Quanto ao LABGENE, projeto que visa o desenvolvimento e a construção de uma planta nuclear de geração de energia elétrica, suas obras de montagem estão em andamento. Somente depois de desenvolvidos esses projetos e logrado êxito na operação dessa planta nuclear, serão criadas condições para que, no futuro, havendo decisão de governo para tal, possa ser dado início à elaboração do projeto e construção de um submarino com propulsão nuclear, ou submarino nuclear de ataque (SNA).
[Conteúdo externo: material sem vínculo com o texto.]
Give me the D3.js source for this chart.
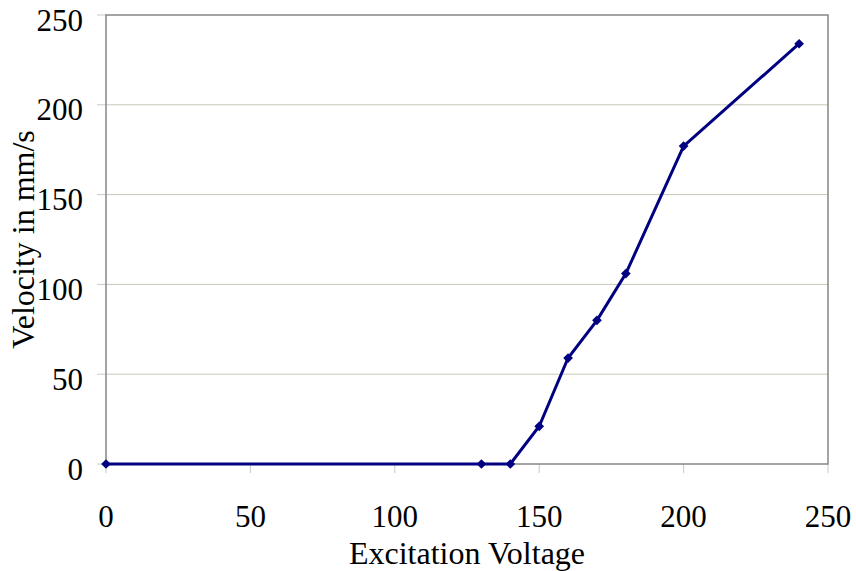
<!DOCTYPE html>
<meta charset="utf-8">
<style>
body { margin: 0; background: #fff; }
text { font-family: 'Liberation Serif', 'Times New Roman', serif; fill: #000; }
.grid line { stroke: #c8c8b8; stroke-width: 1px; }
.frame { fill: none; stroke: #868686; stroke-width: 1.5px; }
.series { fill: none; stroke: #000080; stroke-width: 3px; }
.marker { fill: #000080; }
</style>
<body>
<script src="https://d3js.org/d3.v7.min.js"></script>
<script>
var voltage = [0, 130, 140, 150, 160, 170, 180, 200, 240];
var velocity = [0, 0, 0, 21, 59, 80, 106, 177, 234];
var xTicks = [0, 50, 100, 150, 200, 250];
var yTicks = [0, 50, 100, 150, 200, 250];

var width = 856, height = 571;
var margin = {top: 15, right: 28, bottom: 107, left: 106};

var svg = d3.select("body").append("svg")
    .attr("width", width)
    .attr("height", height);

var x = d3.scaleLinear().domain([0, 250]).range([margin.left, width - margin.right]);
var y = d3.scaleLinear().domain([0, 250]).range([height - margin.bottom, margin.top]);

// gridlines
svg.append("g").attr("class", "grid")
  .selectAll("line").data(yTicks.slice(1, -1)).join("line")
    .attr("x1", x(0)).attr("x2", x(250))
    .attr("y1", d => y(d)).attr("y2", d => y(d));

// ticks
svg.append("g").selectAll("line").data(yTicks).join("line")
    .attr("x1", x(0) - 9).attr("x2", x(0))
    .attr("y1", d => y(d)).attr("y2", d => y(d))
    .attr("stroke", "#c8c8c8");
svg.append("g").selectAll("line").data(xTicks).join("line")
    .attr("x1", d => x(d)).attr("x2", d => x(d))
    .attr("y1", y(0)).attr("y2", y(0) + 9)
    .attr("stroke", "#c8c8c8");

svg.append("rect").attr("class", "frame")
    .attr("x", x(0)).attr("y", y(250))
    .attr("width", x(250) - x(0)).attr("height", y(0) - y(250));

// tick labels
svg.append("g").selectAll("text").data(yTicks).join("text")
    .attr("x", x(0) - 23).attr("y", d => y(d) + 15.5)
    .attr("text-anchor", "end")
    .style("font-size", "31px")
    .text(d => d);
svg.append("g").selectAll("text").data(xTicks).join("text")
    .attr("x", d => x(d)).attr("y", 527)
    .attr("text-anchor", "middle")
    .style("font-size", "31px")
    .text(d => d);

// axis titles
svg.append("text")
    .attr("x", (x(0) + x(250)) / 2).attr("y", 564)
    .attr("text-anchor", "middle")
    .style("font-size", "32px")
    .text("Excitation Voltage");
svg.append("text")
    .attr("transform", "translate(34," + ((y(0) + y(250)) / 2) + ") rotate(-90)")
    .attr("text-anchor", "middle")
    .style("font-size", "32px")
    .text("Velocity in mm/s");

// series
var pts = voltage.map((v, i) => [v, velocity[i]]);
svg.append("path").datum(pts).attr("class", "series")
    .attr("d", d3.line().x(d => x(d[0])).y(d => y(d[1])));
svg.append("g").selectAll("path").data(pts).join("path")
    .attr("class", "marker")
    .attr("transform", d => "translate(" + x(d[0]) + "," + y(d[1]) + ")")
    .attr("d", d3.symbol(d3.symbolDiamond2, 60));
</script>
</body>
A primeira fase, que representou, na realidade, um salto tecnológico, foi alcançada pela MB no final da década de 1980, com o enriquecimento de urânio em escala laboratorial, o que significa o virtual domínio da tecnologia. Entretanto, a partir daí, não se contou mais com recursos suficientes para o desenvolvimento do programa, tendo a Marinha arcado, ao longo dos últimos quase 20 anos, com parcela considerável de seu reduzido orçamento, para manter o programa, como um todo, em estado praticamente vegetativo, limitado a pouco mais do que a preservação do conhecimento (recursos humanos).

A única maneira de evitar a perda de tudo o que foi investido e, principalmente, do que foi alcançado, é a transformação do programa da Marinha em um projeto nacional, com garantia de alocação continuada de recursos. Para tanto, o Ministério da Defesa e a Marinha têm feito grandes esforços, no sentido de transmitir essa necessidade aos parlamentares e à opinião pública, mediante a promoção de visitas às suas instalações nucleares, apresentações e palestras.

Do início do Programa Nuclear da Marinha (PNM), no final dos anos 70, até o momento, foram investidos um total de US$ 1,1 bilhão. Para concluir o LABGENE, o custeio ao longo dos anos, o término do ciclo de combustível e o término da infra-estrutura requerem um volume de recursos da ordem de R$ 1,1 bilhão (de reais).